-- Data excerpt --
━━━━━━━━

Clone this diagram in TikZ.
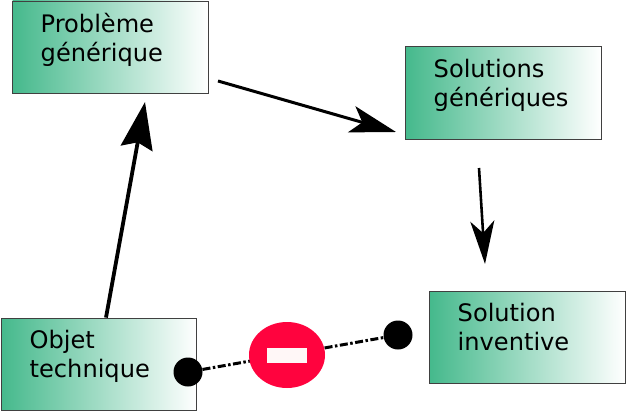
\documentclass[tikz,border=0pt]{standalone}
\usepackage{fontspec}
\setmainfont{DejaVu Sans}
\usetikzlibrary{arrows.meta,shapes.geometric}
\definecolor{boxgreen}{HTML}{45B98C}
\definecolor{noentry}{HTML}{FF033E}
\definecolor{barwhite}{HTML}{FFF7F7}
\tikzset{
  x=1pt,y=-1pt,
  gradbox/.style={rectangle,draw=black!75,line width=0.8pt,left color=boxgreen,right color=white,
    minimum width=195.5pt,minimum height=92.5pt,inner sep=0pt},
  boxtext/.style={anchor=north west,align=left,inner sep=0pt,font=\fontsize{24.1}{29}\selectfont,text width=170pt},
  dot/.style={circle,fill=black,minimum size=29pt,inner sep=0pt},
  heavy/.style={line width=3.8pt,-{Stealth[length=47pt,width=32pt,inset=6pt]}},
  medium/.style={line width=3pt,-{Stealth[length=46pt,width=27pt,inset=11pt]}},
  light/.style={line width=2.6pt,-{Stealth[length=43pt,width=24pt,inset=12pt]}},
  link/.style={line width=3pt,dash pattern=on 8pt off 2.5pt on 2.5pt off 2.5pt},
}
\begin{document}
\begin{tikzpicture}
\useasboundingbox (0,0) rectangle (626,412);
\node[gradbox] (pb) at (110.25,47.25) {};
\node[gradbox] (sg) at (503.25,93) {};
\node[gradbox] (si) at (527.25,337.25) {};
\node[gradbox] (ot) at (98.75,364.25) {};
\node[boxtext] (pbt) at (40.5,13) {Problème\\générique};
\node[boxtext] (sgt) at (433.5,59) {Solutions\\génériques};
\node[boxtext] (sit) at (457.5,303) {Solution\\inventive};
\node[boxtext] (ott) at (29.5,330) {Objet\\technique};
\coordinate (ptip) at (145,102);
\coordinate (rstart) at (218,81);
\coordinate (rtip) at (396,132);
\coordinate (dstart) at (479,168);
\coordinate (dtip) at (485,264);
\node[dot] (dl) at (188,372) {};
\node[dot] (dr) at (398,335) {};
\draw[heavy] ([xshift=7.25pt]ot.north) -- (ptip);
\draw[medium] (rstart) -- (rtip);
\draw[light] (dstart) -- (dtip);
\draw[link] (dl) -- (dr);
\node[ellipse,fill=noentry,minimum width=76pt,minimum height=66pt,inner sep=0pt] (stop) at (287,355) {};
\node[rectangle,fill=barwhite,minimum width=40pt,minimum height=15pt,inner sep=0pt] (bar) at (287,355.5) {};
\end{tikzpicture}
\end{document}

━━━━━━━━

-- Task --
Return each line of the data, keeping its wording exact and omitting pictures.

-- Exercise response --
Clone this diagram in TikZ.
\documentclass[tikz,border=0pt]{standalone}
\usepackage{fontspec}
\setmainfont{DejaVu Sans}
\usetikzlibrary{arrows.meta,shapes.geometric}
\definecolor{boxgreen}{HTML}{45B98C}
\definecolor{noentry}{HTML}{FF033E}
\definecolor{barwhite}{HTML}{FFF7F7}
\tikzset{
  x=1pt,y=-1pt,
  gradbox/.style={rectangle,draw=black!75,line width=0.8pt,left color=boxgreen,right color=white,
    minimum width=195.5pt,minimum height=92.5pt,inner sep=0pt},
  boxtext/.style={anchor=north west,align=left,inner sep=0pt,font=\fontsize{24.1}{29}\selectfont,text width=170pt},
  dot/.style={circle,fill=black,minimum size=29pt,inner sep=0pt},
  heavy/.style={line width=3.8pt,-{Stealth[length=47pt,width=32pt,inset=6pt]}},
  medium/.style={line width=3pt,-{Stealth[length=46pt,width=27pt,inset=11pt]}},
  light/.style={line width=2.6pt,-{Stealth[length=43pt,width=24pt,inset=12pt]}},
  link/.style={line width=3pt,dash pattern=on 8pt off 2.5pt on 2.5pt off 2.5pt},
}
\begin{document}
\begin{tikzpicture}
\useasboundingbox (0,0) rectangle (626,412);
\node[gradbox] (pb) at (110.25,47.25) {};
\node[gradbox] (sg) at (503.25,93) {};
\node[gradbox] (si) at (527.25,337.25) {};
\node[gradbox] (ot) at (98.75,364.25) {};
\node[boxtext] (pbt) at (40.5,13) {Problème\\générique};
\node[boxtext] (sgt) at (433.5,59) {Solutions\\génériques};
\node[boxtext] (sit) at (457.5,303) {Solution\\inventive};
\node[boxtext] (ott) at (29.5,330) {Objet\\technique};
\coordinate (ptip) at (145,102);
\coordinate (rstart) at (218,81);
\coordinate (rtip) at (396,132);
\coordinate (dstart) at (479,168);
\coordinate (dtip) at (485,264);
\node[dot] (dl) at (188,372) {};
\node[dot] (dr) at (398,335) {};
\draw[heavy] ([xshift=7.25pt]ot.north) -- (ptip);
\draw[medium] (rstart) -- (rtip);
\draw[light] (dstart) -- (dtip);
\draw[link] (dl) -- (dr);
\node[ellipse,fill=noentry,minimum width=76pt,minimum height=66pt,inner sep=0pt] (stop) at (287,355) {};
\node[rectangle,fill=barwhite,minimum width=40pt,minimum height=15pt,inner sep=0pt] (bar) at (287,355.5) {};
\end{tikzpicture}
\end{document}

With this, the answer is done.